The troubling thing is the Church’s first mandate, before caring for the poor was to preach the gospel. Actually, these were to go hand in hand. The gospel is the life, death and resurrection of Jesus Christ. It is the story that tells us that God became one of us to show us how to live, provide the payment for our individual sin and raise us to a new life of our identity being rooted in all he is, not all we can create ourselves to be.
A theology without personal sin, is one that provides a false way to grace. (Mark McMinn writes about this surprising correlation between our sin and God’s grace in his phenomenal book, “Why Sin Matters”) It allows philanthropic goodness and government to be our salvation. It allows the attempt to set up a kingdom of justice void of the cross of Christ. It is false as it believes that deliverance can be found in humanity. It deals with the externals to appease the conscience, it does nothing to plunge the depth of the human soul still in desperate need of divine deliverance.

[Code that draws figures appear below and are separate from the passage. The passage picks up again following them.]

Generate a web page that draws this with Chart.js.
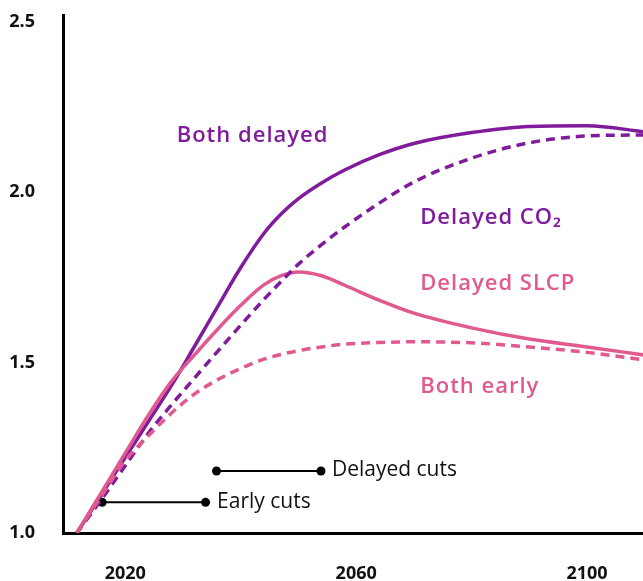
<!DOCTYPE html>
<html>
<head>
<meta charset="utf-8">
<script src="https://cdn.jsdelivr.net/npm/chart.js@4/dist/chart.umd.min.js"></script>
<style>
  html, body { margin: 0; padding: 0; background: #ffffff; }
  #wrap { width: 643px; height: 581px; }
</style>
</head>
<body>
<div id="wrap"><canvas id="c" width="643" height="581"></canvas></div>
<script>
// ---- data ----
const years = [2011.6, 2016, 2020, 2024, 2028, 2032, 2036, 2040, 2044, 2047, 2050, 2054, 2058, 2064, 2070, 2080, 2090, 2100, 2110];
const bothDelayed = [1.000, 1.116, 1.222, 1.327, 1.433, 1.548, 1.664, 1.779, 1.879, 1.936, 1.981, 2.027, 2.065, 2.110, 2.143, 2.175, 2.193, 2.195, 2.177];
const delayedSLCP = [1.000, 1.123, 1.235, 1.346, 1.445, 1.523, 1.598, 1.668, 1.728, 1.755, 1.766, 1.755, 1.727, 1.683, 1.645, 1.602, 1.569, 1.546, 1.522];
const delayedCO2  = [1.000, 1.102, 1.198, 1.293, 1.376, 1.455, 1.533, 1.610, 1.685, 1.738, 1.789, 1.846, 1.898, 1.968, 2.030, 2.100, 2.145, 2.165, 2.168];
const bothEarly   = [1.000, 1.112, 1.213, 1.285, 1.352, 1.408, 1.450, 1.483, 1.510, 1.524, 1.535, 1.546, 1.554, 1.559, 1.561, 1.558, 1.546, 1.530, 1.508];

const earlyCutsYears = [2016.0, 2033.9];
const earlyCutsValue = 1.090;
const delayedCutsYears = [2035.8, 2053.9];
const delayedCutsValue = 1.182;

const xTicks = [2020, 2060, 2100];
const yTicks = [1.0, 1.5, 2.0, 2.5];

const PURPLE = '#801c9c';
const PINK = '#e05a90';
const FONT = '"Open Sans", Lato, sans-serif';

const toXY = (xs, ys) => xs.map((x, i) => ({ x: x, y: ys[i] }));

const seriesLabels = [
  { text: 'Both delayed', x: 2028.9, y: 2.165, color: PURPLE, font: '600 22px ' + FONT, ls: '1px' },
  { text: 'Delayed CO\u2082', x: 2071.1, y: 1.925, color: PURPLE, font: '600 22px ' + FONT, ls: '1px' },
  { text: 'Delayed SLCP', x: 2071.1, y: 1.731, color: PINK, font: '600 22px ' + FONT, ls: '1px' },
  { text: 'Both early', x: 2071.1, y: 1.429, color: PINK, font: '600 22px ' + FONT, ls: '1px' },
  { text: 'Early cuts', x: 2035.9, y: 1.091, color: '#111', font: '400 21px ' + FONT, ls: '0px' },
  { text: 'Delayed cuts', x: 2055.8, y: 1.185, color: '#111', font: '400 21px ' + FONT, ls: '0px' }
];

const labelPlugin = {
  id: 'seriesLabels',
  afterDatasetsDraw(chart) {
    const ctx = chart.ctx;
    const xs = chart.scales.x, ys = chart.scales.y;
    ctx.save();
    ctx.textAlign = 'left';
    ctx.textBaseline = 'middle';
    seriesLabels.forEach(l => {
      ctx.font = l.font;
      ctx.fillStyle = l.color;
      if ('letterSpacing' in ctx) ctx.letterSpacing = l.ls;
      ctx.fillText(l.text, xs.getPixelForValue(l.x), ys.getPixelForValue(l.y));
    });
    ctx.restore();
  }
};

const lineDs = (label, ys, color, dashed) => ({
  label: label,
  data: toXY(years, ys),
  borderColor: color,
  borderWidth: 3.5,
  borderDash: dashed ? [9, 6] : [],
  pointRadius: 0,
  fill: false,
  cubicInterpolationMode: 'monotone'
});

const cutDs = (label, xs, v) => ({
  label: label,
  data: xs.map(x => ({ x: x, y: v })),
  borderColor: '#000',
  borderWidth: 2,
  pointRadius: 4.5,
  pointBackgroundColor: '#000',
  pointBorderWidth: 0,
  fill: false,
  tension: 0
});

new Chart(document.getElementById('c'), {
  type: 'line',
  data: {
    datasets: [
      lineDs('Both early', bothEarly, PINK, true),
      lineDs('Delayed CO2', delayedCO2, PURPLE, true),
      lineDs('Delayed SLCP', delayedSLCP, PINK, false),
      lineDs('Both delayed', bothDelayed, PURPLE, false),
      cutDs('Early cuts', earlyCutsYears, earlyCutsValue),
      cutDs('Delayed cuts', delayedCutsYears, delayedCutsValue)
    ]
  },
  options: {
    responsive: false,
    devicePixelRatio: 1,
    animation: false,
    layout: { autoPadding: false, padding: { top: 15, right: 0, left: 0, bottom: 0 } },
    plugins: { legend: { display: false }, tooltip: { enabled: false } },
    scales: {
      x: {
        type: 'linear',
        min: 2009.2,
        max: 2109.7,
        grid: { display: false, drawTicks: false },
        border: { display: true, color: '#000', width: 3 },
        ticks: { padding: 30, color: '#111', font: { family: FONT, weight: 'bold', size: 18 }, callback: v => String(v) },
        afterBuildTicks: s => { s.ticks = xTicks.map(v => ({ value: v })); },
        afterFit: s => { s.height = 48; s.paddingLeft = 0; s.paddingRight = 0; }
      },
      y: {
        type: 'linear',
        min: 1.0,
        max: 2.52,
        grid: { display: false, drawTicks: false },
        border: { display: true, color: '#000', width: 3 },
        ticks: { padding: 28, color: '#111', font: { family: FONT, weight: 'bold', size: 18 }, callback: v => v.toFixed(1) },
        afterBuildTicks: s => { s.ticks = yTicks.map(v => ({ value: v })); },
        afterFit: s => { s.width = 63; s.paddingTop = 0; s.paddingBottom = 0; }
      }
    }
  },
  plugins: [labelPlugin]
});
</script>
</body>
</html>
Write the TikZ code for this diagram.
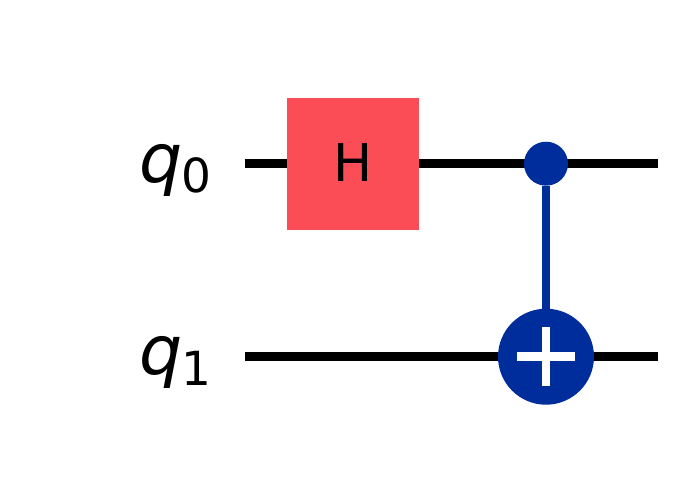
\documentclass[tikz,border=0pt]{standalone}
\usepackage{fontspec}
\setmainfont{DejaVu Sans}
\definecolor{qred}{HTML}{FA4D56}
\definecolor{qblue}{HTML}{002D9C}
\tikzset{x=1pt,y=-1pt,
wire/.style={line width=8.7pt,black},
ctrlline/.style={line width=8.7pt,qblue},
gatebox/.style={fill=qred,draw=none,minimum width=132.3pt,minimum height=132.3pt,inner sep=0pt,font=\fontsize{52}{52}\selectfont},
ctrldot/.style={circle,fill=qblue,draw=none,minimum size=44pt,inner sep=0pt},
targetdot/.style={circle,fill=qblue,draw=none,minimum size=96pt,inner sep=0pt},
plusbar/.style={line width=8.7pt,white},
qlabel/.style={inner sep=0pt,anchor=base east}}
\begin{document}
\begin{tikzpicture}
\useasboundingbox (0,0) rectangle (683,483);
\coordinate (w0s) at (244.7,163.7);
\coordinate (w0e) at (658.3,163.7);
\coordinate (w1s) at (244.7,356.7);
\coordinate (w1e) at (658.3,356.7);
\draw[wire] (w0s) -- (w0e);
\draw[wire] (w1s) -- (w1e);
\node[gatebox] (h) at (353,163.8) {\raisebox{3.5pt}{H}};
\node[ctrldot] (c) at (546,163.7) {};
\node[targetdot] (t) at (546,356.7) {};
\draw[ctrlline] (c) -- (t);
\coordinate (pl) at (516.7,356.7);
\coordinate (pr) at (575.3,356.7);
\coordinate (pt) at (546,327.4);
\coordinate (pb) at (546,386);
\draw[plusbar] (pl) -- (pr);
\draw[plusbar] (pt) -- (pb);
\node[qlabel] (q0) at (211.5,182) {\fontsize{68}{68}\selectfont\itshape q\kern-1.5pt\fontsize{47}{47}\selectfont\raisebox{-10.7pt}{\upshape 0}};
\node[qlabel] (q1) at (211.5,374.5) {\fontsize{68}{68}\selectfont\itshape q\kern-1.5pt\fontsize{47}{47}\selectfont\raisebox{-10.7pt}{\upshape 1}};
\end{tikzpicture}
\end{document}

Our greatest moral failure as a nation may be that we are seeking to address the results of sin without getting to the cause of sin, making the cross of Christ insignificant. Indeed, it is to make a holy God small and personal sin insignificant. Satan is delighted to keep us from the cross; he is thrilled with a society that seeks to do creature-centered good with a veiled sense of pride, motivated not out of love for Jesus and all he has done for us, but out of all we can do for each other. We must continue to preach, not pervert and mininize the gospel and serve the poor because we are spreading the movement of the reign of Jesus Christ, not ourselves.
Laundry is done, soups in the crock pot…I’ve left the pulpit, for now…
I wholeheartedly agree….and I’m glad I’m not the only one.
Book? You mentioned previously a book? What are you writing? I’m writing too….a book on worship for worship leaders…co authored with a friend from the UK.